_SOURCE MATERIAL_:
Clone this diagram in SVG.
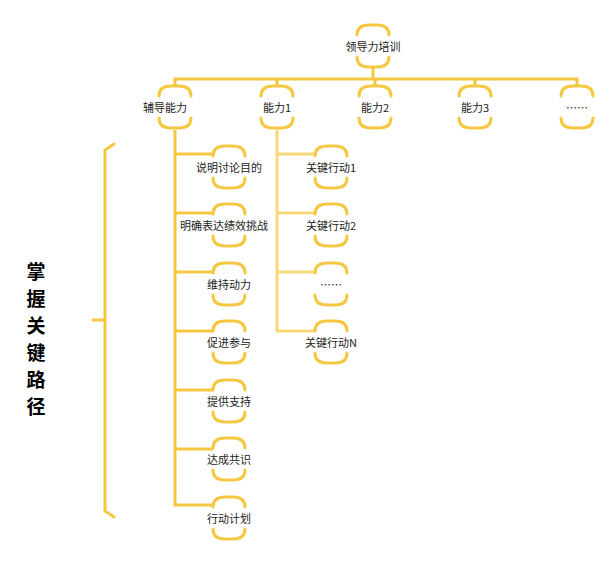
<svg xmlns="http://www.w3.org/2000/svg" xmlns:xlink="http://www.w3.org/1999/xlink" width="616" height="563" viewBox="0 0 616 563">
<style>
.b{fill:none;stroke:#f5c842;stroke-width:3;stroke-linecap:round}
.c{fill:none;stroke:#f5c842;stroke-width:3}
.c2{fill:none;stroke:#f8d97a;stroke-width:3}
text{font-family:"Noto Sans CJK SC","Noto Sans",sans-serif;font-size:11px;fill:#222;text-anchor:middle}
.t{font-size:19px;font-weight:bold;fill:#000}
</style>
<defs>
<g id="br"><path class="b" d="M-16,-12 Q-16,-22 -4,-22 L4,-22 Q16,-22 16,-12"/><path class="b" d="M-16,10 Q-16,20 -4,20 L4,20 Q16,20 16,10"/></g>
</defs>
<g id="connectors">
<path class="c" d="M373,68V79M175,87V79H577V87M277,79V87M375,79V87M475,79V87"/>
<path class="c" d="M175,130V505H213M175,154H213M175,213H213M175,272H213M175,331H213M175,390H213M175,449H213"/>
<path class="c2" d="M277,130V331H314M277,154H314M277,213H314M277,272H314"/>
<path class="b" d="M114,144L105,150V511L114,517M93,320H105"/>
</g>
<g id="n0"><use xlink:href="#br" x="373" y="47"/><text x="373" y="51">领导力培训</text></g>
<g id="n1"><use xlink:href="#br" x="175" y="108"/><text x="165" y="112">辅导能力</text></g>
<g id="n2"><use xlink:href="#br" x="277" y="108"/><text x="277" y="112">能力1</text></g>
<g id="n3"><use xlink:href="#br" x="375" y="108"/><text x="375" y="112">能力2</text></g>
<g id="n4"><use xlink:href="#br" x="475" y="108"/><text x="475" y="112">能力3</text></g>
<g id="n5"><use xlink:href="#br" x="577" y="108"/><text x="577" y="112">……</text></g>
<g id="a1"><use xlink:href="#br" x="229" y="168"/><text x="229" y="172">说明讨论目的</text></g>
<g id="a2"><use xlink:href="#br" x="229" y="226"/><text x="224" y="230">明确表达绩效挑战</text></g>
<g id="a3"><use xlink:href="#br" x="229" y="285"/><text x="229" y="289">维持动力</text></g>
<g id="a4"><use xlink:href="#br" x="229" y="343"/><text x="229" y="347">促进参与</text></g>
<g id="a5"><use xlink:href="#br" x="229" y="402"/><text x="229" y="406">提供支持</text></g>
<g id="a6"><use xlink:href="#br" x="229" y="460"/><text x="229" y="464">达成共识</text></g>
<g id="a7"><use xlink:href="#br" x="229" y="519"/><text x="229" y="523">行动计划</text></g>
<g id="k1"><use xlink:href="#br" x="331" y="168"/><text x="331" y="172">关键行动1</text></g>
<g id="k2"><use xlink:href="#br" x="331" y="226"/><text x="331" y="230">关键行动2</text></g>
<g id="k3"><use xlink:href="#br" x="331" y="285"/><text x="331" y="289">……</text></g>
<g id="k4"><use xlink:href="#br" x="331" y="343"/><text x="331" y="347">关键行动N</text></g>
<g id="title">
<text class="t" x="36" y="279">掌</text><text class="t" x="36" y="306">握</text><text class="t" x="36" y="333">关</text><text class="t" x="36" y="360">键</text><text class="t" x="36" y="387">路</text><text class="t" x="36" y="414">径</text>
</g>
</svg>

_OBJECTIVE_:
Omit the pictures and output all of the other material exactly.

_PROBLEM SOLUTION_:
Clone this diagram in SVG.
<svg xmlns="http://www.w3.org/2000/svg" xmlns:xlink="http://www.w3.org/1999/xlink" width="616" height="563" viewBox="0 0 616 563">
<style>
.b{fill:none;stroke:#f5c842;stroke-width:3;stroke-linecap:round}
.c{fill:none;stroke:#f5c842;stroke-width:3}
.c2{fill:none;stroke:#f8d97a;stroke-width:3}
text{font-family:"Noto Sans CJK SC","Noto Sans",sans-serif;font-size:11px;fill:#222;text-anchor:middle}
.t{font-size:19px;font-weight:bold;fill:#000}
</style>
<defs>
<g id="br"><path class="b" d="M-16,-12 Q-16,-22 -4,-22 L4,-22 Q16,-22 16,-12"/><path class="b" d="M-16,10 Q-16,20 -4,20 L4,20 Q16,20 16,10"/></g>
</defs>
<g id="connectors">
<path class="c" d="M373,68V79M175,87V79H577V87M277,79V87M375,79V87M475,79V87"/>
<path class="c" d="M175,130V505H213M175,154H213M175,213H213M175,272H213M175,331H213M175,390H213M175,449H213"/>
<path class="c2" d="M277,130V331H314M277,154H314M277,213H314M277,272H314"/>
<path class="b" d="M114,144L105,150V511L114,517M93,320H105"/>
</g>
<g id="n0"><use xlink:href="#br" x="373" y="47"/><text x="373" y="51">领导力培训</text></g>
<g id="n1"><use xlink:href="#br" x="175" y="108"/><text x="165" y="112">辅导能力</text></g>
<g id="n2"><use xlink:href="#br" x="277" y="108"/><text x="277" y="112">能力1</text></g>
<g id="n3"><use xlink:href="#br" x="375" y="108"/><text x="375" y="112">能力2</text></g>
<g id="n4"><use xlink:href="#br" x="475" y="108"/><text x="475" y="112">能力3</text></g>
<g id="n5"><use xlink:href="#br" x="577" y="108"/><text x="577" y="112">……</text></g>
<g id="a1"><use xlink:href="#br" x="229" y="168"/><text x="229" y="172">说明讨论目的</text></g>
<g id="a2"><use xlink:href="#br" x="229" y="226"/><text x="224" y="230">明确表达绩效挑战</text></g>
<g id="a3"><use xlink:href="#br" x="229" y="285"/><text x="229" y="289">维持动力</text></g>
<g id="a4"><use xlink:href="#br" x="229" y="343"/><text x="229" y="347">促进参与</text></g>
<g id="a5"><use xlink:href="#br" x="229" y="402"/><text x="229" y="406">提供支持</text></g>
<g id="a6"><use xlink:href="#br" x="229" y="460"/><text x="229" y="464">达成共识</text></g>
<g id="a7"><use xlink:href="#br" x="229" y="519"/><text x="229" y="523">行动计划</text></g>
<g id="k1"><use xlink:href="#br" x="331" y="168"/><text x="331" y="172">关键行动1</text></g>
<g id="k2"><use xlink:href="#br" x="331" y="226"/><text x="331" y="230">关键行动2</text></g>
<g id="k3"><use xlink:href="#br" x="331" y="285"/><text x="331" y="289">……</text></g>
<g id="k4"><use xlink:href="#br" x="331" y="343"/><text x="331" y="347">关键行动N</text></g>
<g id="title">
<text class="t" x="36" y="279">掌</text><text class="t" x="36" y="306">握</text><text class="t" x="36" y="333">关</text><text class="t" x="36" y="360">键</text><text class="t" x="36" y="387">路</text><text class="t" x="36" y="414">径</text>
</g>
</svg>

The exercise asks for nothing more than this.